Illustration: Ashley Siebels
Advice

What to do if you know your coworker is making more money than you for the same job

When we find out that our coworker is making more than us for the same role that we have, it can upend our worlds and transform the workplace into a battleground. How could he be making more than me? Why her and not me? Suddenly, the workplace can seem like an unfair world where you cannot succeed on your merits alone.

Here’s how to handle your reaction and subsequent potential actions with grace, so that you can hopefully get the raise you ask for or the peace of mind you seek:

1) Don’t act on your initial emotions

When you find out you’re being underpaid, it can make you feel undervalued. In this demoralizing state of mind, you may act on your feelings of inadequacy and do something rash like angrily confront your boss or coworker directly about the pay gap.

Career experts advise you to resist that first impulse, and remain calm. Don’t flip out. If you want to raise the issue with your manager, you’ll need to master those hurt feelings, so you can talk rationally about your situation.

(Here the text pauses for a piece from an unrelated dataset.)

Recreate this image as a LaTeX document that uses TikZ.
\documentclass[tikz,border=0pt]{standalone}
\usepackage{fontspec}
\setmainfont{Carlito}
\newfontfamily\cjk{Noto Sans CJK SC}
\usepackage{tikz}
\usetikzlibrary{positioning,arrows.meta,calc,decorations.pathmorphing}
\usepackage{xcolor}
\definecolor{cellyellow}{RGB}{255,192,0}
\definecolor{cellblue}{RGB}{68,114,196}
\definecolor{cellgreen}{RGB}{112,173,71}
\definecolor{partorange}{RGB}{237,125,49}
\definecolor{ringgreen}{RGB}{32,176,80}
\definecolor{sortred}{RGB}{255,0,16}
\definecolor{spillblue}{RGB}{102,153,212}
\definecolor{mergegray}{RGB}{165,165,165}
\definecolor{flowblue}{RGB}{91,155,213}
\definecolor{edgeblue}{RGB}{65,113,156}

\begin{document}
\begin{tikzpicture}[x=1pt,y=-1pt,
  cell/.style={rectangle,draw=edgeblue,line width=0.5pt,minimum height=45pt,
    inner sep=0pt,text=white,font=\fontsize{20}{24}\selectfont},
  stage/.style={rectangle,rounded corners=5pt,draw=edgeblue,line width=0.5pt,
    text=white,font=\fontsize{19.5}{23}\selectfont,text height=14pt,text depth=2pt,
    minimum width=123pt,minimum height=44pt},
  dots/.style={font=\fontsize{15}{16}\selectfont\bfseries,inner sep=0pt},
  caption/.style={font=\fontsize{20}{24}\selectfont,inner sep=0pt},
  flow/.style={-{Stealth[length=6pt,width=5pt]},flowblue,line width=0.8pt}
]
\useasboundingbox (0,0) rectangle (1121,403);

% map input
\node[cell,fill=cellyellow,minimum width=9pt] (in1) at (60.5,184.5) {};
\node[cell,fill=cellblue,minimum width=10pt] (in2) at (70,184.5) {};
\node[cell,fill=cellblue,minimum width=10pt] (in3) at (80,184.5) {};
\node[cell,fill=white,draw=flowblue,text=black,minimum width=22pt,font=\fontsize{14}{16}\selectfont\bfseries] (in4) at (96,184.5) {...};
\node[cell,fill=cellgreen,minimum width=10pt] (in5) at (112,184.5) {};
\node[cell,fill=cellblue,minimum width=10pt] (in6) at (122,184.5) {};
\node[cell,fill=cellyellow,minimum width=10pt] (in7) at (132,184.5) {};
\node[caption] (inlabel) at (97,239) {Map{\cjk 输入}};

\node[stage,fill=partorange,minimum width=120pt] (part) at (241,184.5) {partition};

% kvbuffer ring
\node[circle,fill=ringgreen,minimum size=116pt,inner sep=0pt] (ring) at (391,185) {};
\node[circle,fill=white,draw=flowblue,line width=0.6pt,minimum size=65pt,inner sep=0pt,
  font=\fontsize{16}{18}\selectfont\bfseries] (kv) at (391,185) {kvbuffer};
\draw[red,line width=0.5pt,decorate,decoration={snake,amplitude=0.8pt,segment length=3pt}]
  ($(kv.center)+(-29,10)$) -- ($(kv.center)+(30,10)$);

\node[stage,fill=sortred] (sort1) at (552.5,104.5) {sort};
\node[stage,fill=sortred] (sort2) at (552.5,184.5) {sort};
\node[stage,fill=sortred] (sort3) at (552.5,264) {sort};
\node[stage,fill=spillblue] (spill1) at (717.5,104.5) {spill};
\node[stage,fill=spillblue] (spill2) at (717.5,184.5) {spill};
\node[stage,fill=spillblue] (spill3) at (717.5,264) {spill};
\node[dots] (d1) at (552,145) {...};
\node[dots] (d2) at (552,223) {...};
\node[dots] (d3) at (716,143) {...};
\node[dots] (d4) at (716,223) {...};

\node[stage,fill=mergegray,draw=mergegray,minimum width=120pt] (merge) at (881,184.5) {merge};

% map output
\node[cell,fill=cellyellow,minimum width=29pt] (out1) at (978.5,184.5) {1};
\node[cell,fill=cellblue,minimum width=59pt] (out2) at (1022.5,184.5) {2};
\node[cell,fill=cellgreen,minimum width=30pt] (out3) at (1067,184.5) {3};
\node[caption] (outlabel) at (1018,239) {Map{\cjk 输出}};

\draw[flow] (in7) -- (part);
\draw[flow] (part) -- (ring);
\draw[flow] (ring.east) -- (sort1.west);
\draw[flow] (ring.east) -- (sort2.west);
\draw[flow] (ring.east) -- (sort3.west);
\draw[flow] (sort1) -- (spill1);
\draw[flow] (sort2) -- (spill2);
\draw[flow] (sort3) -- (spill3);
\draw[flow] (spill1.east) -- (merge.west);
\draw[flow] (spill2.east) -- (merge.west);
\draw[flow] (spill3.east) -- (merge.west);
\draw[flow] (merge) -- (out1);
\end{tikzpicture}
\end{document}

As part of this internal reckoning, psychology and marketing professor Art Markman suggests it helps to understand that it can be normal in thriving economies for salaries to not be equal. Markman told one underpaid employee to understand that it’s “actually quite common where people hired after you may end up making more money. While there is always the chance that this is related to gender, it may also reflect market forces.”

If you do not think the pay discrepancy is fair, even accounting for outside factors like market forces, it may be time to move forward on potential actions.

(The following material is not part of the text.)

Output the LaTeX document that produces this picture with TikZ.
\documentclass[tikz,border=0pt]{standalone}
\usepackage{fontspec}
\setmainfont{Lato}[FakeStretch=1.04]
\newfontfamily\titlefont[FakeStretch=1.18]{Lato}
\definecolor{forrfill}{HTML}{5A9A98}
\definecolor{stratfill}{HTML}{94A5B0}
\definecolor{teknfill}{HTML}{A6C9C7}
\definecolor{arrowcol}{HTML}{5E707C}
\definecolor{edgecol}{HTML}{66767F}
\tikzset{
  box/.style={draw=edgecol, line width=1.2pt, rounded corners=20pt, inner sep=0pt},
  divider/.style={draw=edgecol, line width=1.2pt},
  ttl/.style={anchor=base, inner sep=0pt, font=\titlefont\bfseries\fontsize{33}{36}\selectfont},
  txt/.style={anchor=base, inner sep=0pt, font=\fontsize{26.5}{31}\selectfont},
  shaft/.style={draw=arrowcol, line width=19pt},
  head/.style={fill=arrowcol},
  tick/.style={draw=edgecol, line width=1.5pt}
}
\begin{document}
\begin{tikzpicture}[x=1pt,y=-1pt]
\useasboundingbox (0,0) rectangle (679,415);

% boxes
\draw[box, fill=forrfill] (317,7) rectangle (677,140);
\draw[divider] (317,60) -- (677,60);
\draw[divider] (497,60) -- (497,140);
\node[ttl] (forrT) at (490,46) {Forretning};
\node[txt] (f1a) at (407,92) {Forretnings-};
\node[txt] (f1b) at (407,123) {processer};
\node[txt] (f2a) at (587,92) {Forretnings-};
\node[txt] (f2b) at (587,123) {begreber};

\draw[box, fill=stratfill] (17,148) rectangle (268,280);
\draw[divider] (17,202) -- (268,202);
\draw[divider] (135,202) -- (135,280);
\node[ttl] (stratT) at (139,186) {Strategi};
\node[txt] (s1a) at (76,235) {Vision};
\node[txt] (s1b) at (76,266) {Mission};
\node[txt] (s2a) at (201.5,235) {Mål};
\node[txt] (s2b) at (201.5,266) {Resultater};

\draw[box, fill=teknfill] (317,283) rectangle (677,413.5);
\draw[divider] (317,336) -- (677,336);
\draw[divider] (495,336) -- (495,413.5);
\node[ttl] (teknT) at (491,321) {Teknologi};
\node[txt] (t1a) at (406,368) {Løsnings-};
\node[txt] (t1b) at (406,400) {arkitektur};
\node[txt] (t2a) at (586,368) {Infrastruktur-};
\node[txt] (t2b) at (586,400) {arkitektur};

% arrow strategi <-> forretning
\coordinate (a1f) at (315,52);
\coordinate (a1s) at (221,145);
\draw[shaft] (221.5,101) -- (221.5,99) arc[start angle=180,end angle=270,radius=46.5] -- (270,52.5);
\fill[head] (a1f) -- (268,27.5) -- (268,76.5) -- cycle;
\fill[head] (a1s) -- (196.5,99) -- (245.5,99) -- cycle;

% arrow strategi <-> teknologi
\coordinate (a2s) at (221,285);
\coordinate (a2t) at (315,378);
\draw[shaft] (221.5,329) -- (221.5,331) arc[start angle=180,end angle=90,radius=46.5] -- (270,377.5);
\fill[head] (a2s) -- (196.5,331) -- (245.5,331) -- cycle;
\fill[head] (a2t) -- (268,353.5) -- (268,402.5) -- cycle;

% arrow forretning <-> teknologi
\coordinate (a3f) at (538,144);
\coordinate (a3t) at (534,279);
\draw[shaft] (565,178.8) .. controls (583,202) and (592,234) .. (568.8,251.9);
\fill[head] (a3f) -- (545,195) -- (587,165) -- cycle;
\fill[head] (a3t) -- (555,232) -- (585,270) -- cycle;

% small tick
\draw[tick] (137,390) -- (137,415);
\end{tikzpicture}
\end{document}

2) Gather information about your salary

After you’ve mastered your feelings, it’s time to do research so you go into your pay discussions armed with data about how much your role is worth. Figure out if you’re actually being underpaid by researching the salary ranges and market value of your role through publicly available forums like Glassdoor and Payscale.

Karen Dillon, co-author of “How Will You Measure Your Life?,” even suggests going to human resources regarding your role’s salary range. “Don’t accuse and don’t be presumptuous,” she advises. Instead, ask specific questions about your role’s salary range and the company’s ability to give raises. If you find out you’re in a “lower pay bracket, and you’re a high performer, the onus is on HR to explain it to you in the name of transparency,” she said.

If your research gives you reason to believe you are being discriminated against, it may be time to go outside of the office and consult a lawyer about potential legal action.

As Dana Wilkie warned employers for Society for Human Resource Management, “When workers in seemingly identical jobs are paid differently, the employer leaves itself open to claims that the motivation for the different pay is discriminatory — particularly if the person on the lower end of the pay scale is a member of a protected class.” U.S. federal law prohibits discrimination based on race, color, religion, sex and national origin.

3) Focus the conversation on your value, not the coworker making more

When you bring up the pay gap with your manager, do not directly bring up your coworker who is making more than you as the only reason you suddenly deserve a raise.

As Money magazine, notes, using someone else as your benchmark for success can be seen as unprofessional: “Even if you’re lucky enough not to work for one of the companies that implicitly or explicitly discourages salary discussions, it’s not professional to bring up what someone else makes for comparison.”

You can, however, bring up the pay gap directly without naming names. “It has come to my attention that others make much more for doing the same job,” is a script Dillon suggests employees can use to alert a boss about a pay discrepancy without revealing your sources and taking the pay discussion off track.

Instead of talking about your coworker, talk about the unique value you bring to the table through projects you have led, goals you have surpassed or skills you have mastered in your role. The goal is to focus the conversation on your specific accomplishments so that when you ask for a raise, it feels merited.

4) Ask about other forms of compensation

If your conversation about a pay raise goes nowhere, considering asking for compensation in other forms like extra vacation days or remote work possibilities.

5) Process your company’s answer and move on

If your negotiations are successful, congratulations! But if your talks went nowhere, don’t despair.

Even if your requests get turned down, you can at least have the peace of mind that you have been proactive about improving your situation.

Recognize that how your employer decides your role’s worth is an answer in itself. If you still feel like your employer does not properly value you, it may be time to find a new one that does.